§ OBJECTIVE
Search the material below for the word "this". Copy every line that has it.

§ DATA

══════════

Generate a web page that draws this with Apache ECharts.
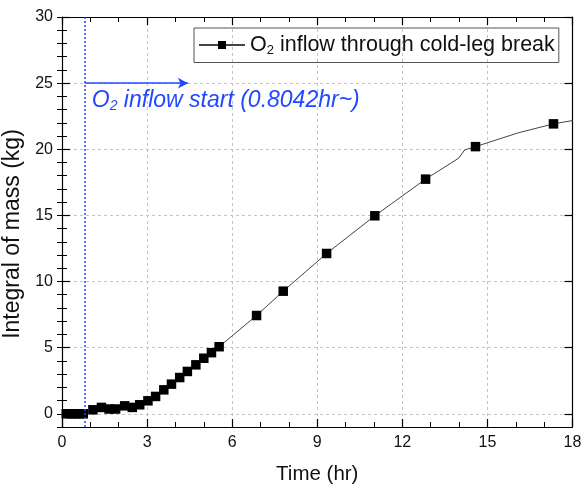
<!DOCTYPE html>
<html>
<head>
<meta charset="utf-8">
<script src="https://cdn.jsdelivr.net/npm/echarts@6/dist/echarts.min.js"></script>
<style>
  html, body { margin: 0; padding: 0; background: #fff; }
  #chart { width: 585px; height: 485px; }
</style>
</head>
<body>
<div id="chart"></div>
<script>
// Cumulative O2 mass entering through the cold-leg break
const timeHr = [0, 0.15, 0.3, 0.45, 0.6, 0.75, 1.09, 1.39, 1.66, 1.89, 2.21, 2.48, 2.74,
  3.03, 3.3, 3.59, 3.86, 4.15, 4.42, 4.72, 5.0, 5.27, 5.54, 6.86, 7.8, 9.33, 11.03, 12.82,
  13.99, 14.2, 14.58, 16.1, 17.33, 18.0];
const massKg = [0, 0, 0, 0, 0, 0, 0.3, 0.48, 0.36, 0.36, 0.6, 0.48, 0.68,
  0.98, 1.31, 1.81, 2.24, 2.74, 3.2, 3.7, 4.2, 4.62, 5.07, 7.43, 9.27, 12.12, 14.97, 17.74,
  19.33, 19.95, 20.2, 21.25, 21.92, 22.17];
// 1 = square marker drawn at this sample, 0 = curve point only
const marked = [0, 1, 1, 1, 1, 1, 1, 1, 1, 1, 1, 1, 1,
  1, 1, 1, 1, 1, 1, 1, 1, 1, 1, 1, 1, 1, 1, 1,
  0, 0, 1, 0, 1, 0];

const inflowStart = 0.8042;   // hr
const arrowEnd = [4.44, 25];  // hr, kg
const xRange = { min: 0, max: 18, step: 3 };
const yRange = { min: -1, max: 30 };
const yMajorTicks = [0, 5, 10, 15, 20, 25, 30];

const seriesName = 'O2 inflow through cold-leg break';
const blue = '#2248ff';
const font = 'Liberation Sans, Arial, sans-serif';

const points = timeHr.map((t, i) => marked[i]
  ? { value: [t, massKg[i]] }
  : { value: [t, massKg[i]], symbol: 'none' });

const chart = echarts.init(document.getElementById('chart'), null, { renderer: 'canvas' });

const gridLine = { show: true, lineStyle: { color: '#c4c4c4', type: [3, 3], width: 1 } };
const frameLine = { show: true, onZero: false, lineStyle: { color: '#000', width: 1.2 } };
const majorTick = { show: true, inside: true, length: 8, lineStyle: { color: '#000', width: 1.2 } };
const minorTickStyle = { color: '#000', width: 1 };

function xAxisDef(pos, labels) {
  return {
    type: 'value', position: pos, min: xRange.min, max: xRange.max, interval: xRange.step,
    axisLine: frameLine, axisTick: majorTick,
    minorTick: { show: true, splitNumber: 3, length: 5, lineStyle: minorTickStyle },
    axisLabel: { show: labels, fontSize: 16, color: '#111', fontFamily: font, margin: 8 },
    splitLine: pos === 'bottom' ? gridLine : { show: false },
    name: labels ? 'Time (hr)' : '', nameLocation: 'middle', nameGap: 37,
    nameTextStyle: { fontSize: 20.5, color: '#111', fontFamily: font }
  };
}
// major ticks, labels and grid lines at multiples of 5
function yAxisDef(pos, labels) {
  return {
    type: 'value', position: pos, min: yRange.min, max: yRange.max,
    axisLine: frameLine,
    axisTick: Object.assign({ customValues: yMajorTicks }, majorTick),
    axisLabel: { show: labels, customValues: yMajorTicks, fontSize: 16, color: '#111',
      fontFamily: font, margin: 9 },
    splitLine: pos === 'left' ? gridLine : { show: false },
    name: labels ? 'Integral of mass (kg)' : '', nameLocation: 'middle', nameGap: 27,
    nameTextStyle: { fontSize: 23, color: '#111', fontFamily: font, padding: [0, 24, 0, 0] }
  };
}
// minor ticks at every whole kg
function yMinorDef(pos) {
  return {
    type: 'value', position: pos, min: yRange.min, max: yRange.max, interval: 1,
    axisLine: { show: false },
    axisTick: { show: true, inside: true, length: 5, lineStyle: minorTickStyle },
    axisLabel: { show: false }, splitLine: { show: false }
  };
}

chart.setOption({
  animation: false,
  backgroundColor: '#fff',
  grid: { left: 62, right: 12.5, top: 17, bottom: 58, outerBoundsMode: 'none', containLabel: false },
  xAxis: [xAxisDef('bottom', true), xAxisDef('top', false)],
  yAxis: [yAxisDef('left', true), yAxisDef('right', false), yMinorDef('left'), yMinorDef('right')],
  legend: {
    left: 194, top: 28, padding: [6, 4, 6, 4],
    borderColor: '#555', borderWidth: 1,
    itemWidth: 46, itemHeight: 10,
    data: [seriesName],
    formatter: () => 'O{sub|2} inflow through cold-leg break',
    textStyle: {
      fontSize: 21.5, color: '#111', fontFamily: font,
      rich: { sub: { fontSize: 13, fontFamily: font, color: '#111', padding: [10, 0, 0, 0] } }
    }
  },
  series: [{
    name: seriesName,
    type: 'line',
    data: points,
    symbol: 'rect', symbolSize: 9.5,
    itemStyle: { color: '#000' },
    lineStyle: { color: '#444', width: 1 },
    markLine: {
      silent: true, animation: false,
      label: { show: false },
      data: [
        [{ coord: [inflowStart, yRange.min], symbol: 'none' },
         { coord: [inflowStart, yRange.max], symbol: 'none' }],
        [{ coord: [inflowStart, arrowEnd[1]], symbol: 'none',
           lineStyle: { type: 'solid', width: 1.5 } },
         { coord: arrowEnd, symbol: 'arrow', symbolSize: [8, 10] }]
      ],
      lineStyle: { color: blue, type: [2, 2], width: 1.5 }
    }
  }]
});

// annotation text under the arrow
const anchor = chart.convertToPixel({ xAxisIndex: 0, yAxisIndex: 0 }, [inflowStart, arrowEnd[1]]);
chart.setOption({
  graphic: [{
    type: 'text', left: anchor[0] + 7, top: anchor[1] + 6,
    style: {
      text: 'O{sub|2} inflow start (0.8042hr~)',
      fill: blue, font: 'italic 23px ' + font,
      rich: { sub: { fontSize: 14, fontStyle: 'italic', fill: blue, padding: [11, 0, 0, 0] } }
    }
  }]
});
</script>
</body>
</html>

══════════

§ CORRECT RESULT
Generate a web page that draws this with Apache ECharts.
// 1 = square marker drawn at this sample, 0 = curve point only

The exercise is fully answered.